Andy Griffith Reflected on Being Nervous About Fan Reaction to Don Knotts’ Leaving

by Allison Hambrick

Actor Andy Griffith once revealed that he was nervous about Don Knotts leaving The Andy Griffith Show. The two starred together for the black and white years of the series, before Knotts exited the show to pursue his movie career.

“When Don left after five years, I was very nervous,” Griffith said on Ralph Pearl’s Vegas. “There was a lady from TV Guide [who] came in and she said ‘what’re you gonna do when Don leaves?’ I said ‘I don’t know what we’re gonna do when Don leaves and I got up and left. She wrote it just that way. Best article was ever written on me. She said ‘he got up and left and didn’t even say he appreciated it.’”

Doing The Andy Griffith Show without Knotts was difficult for many reasons. One of the biggest is that Griffith and Knotts were genuinely friends. The actors met in 1955 on a show called No Time for Sergeants, where they became. Griffith had been a fan of Knotts’ radio show, and he remained a fan throughout their long, shared career.

“He was very much in control of himself,” said Griffith. “Don was an extraordinarily bright man. He knew life, he knew how to get around. He had a great admiration of women and he wound up with a good one.”

Andy Griffith on Working With Knotts Post-Andy Griffith Show

Additionally, there were many times later on that the duo reunited. Griffith even once said “I don’t think anybody works together quite like we do, and I’d like to try that again.”

Knotts revisited the role of Barney several times after he left the show, guest-starring in its later seasons as well as the spinoff Mayberry R.F.D., which did not star Griffith. Later on, the duo starred in the television film Return to Mayberry. The majority of the cast returned for the project, except for Aunt Bee actress Frances Bavier.

Griffith, of course, went on to find tremendous success on Matlock playing the title character. Knotts did, in fact, recur on the legal drama. Unsurprisingly, this wasn’t their only collaboration post-Mayberry. The two did several stage shows together, and their friendship remained so close that Griffith was at Knotts’s side on his deathbed.

“His first name was Jess,” recalled Griffith. “He hated that name but he told me it once so I couldn’t help but call him Jesse. I said, ‘Jess, breathe. You got to make this, you got to pull through.
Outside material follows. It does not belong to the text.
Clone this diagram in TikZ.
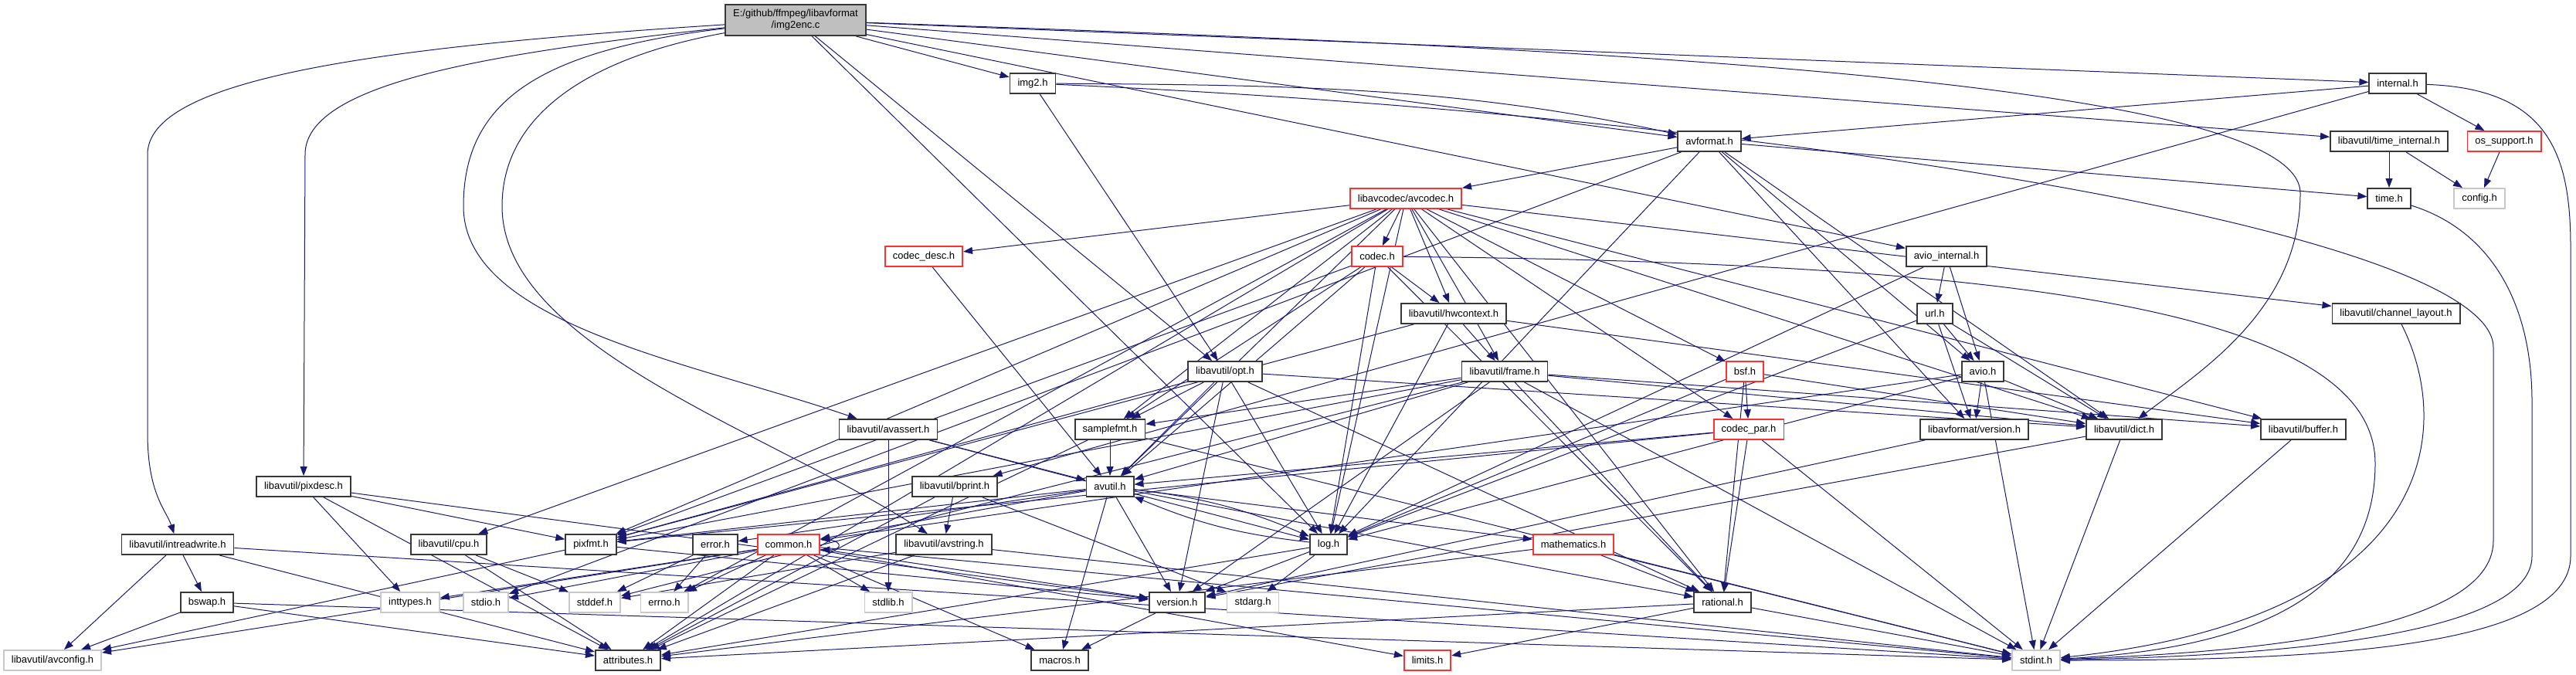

Breathe.’ And, you know, I saw his chest heave. And I said, ‘That’s a boy, just keep breathing,’ and his shoulder moved.”

According to Griffith,“everything [they] did came out of [their] friendship.” The two are iconic both on television and in real life. Their friendship is a shining example of being able to support and care for others even when life takes you in different directions.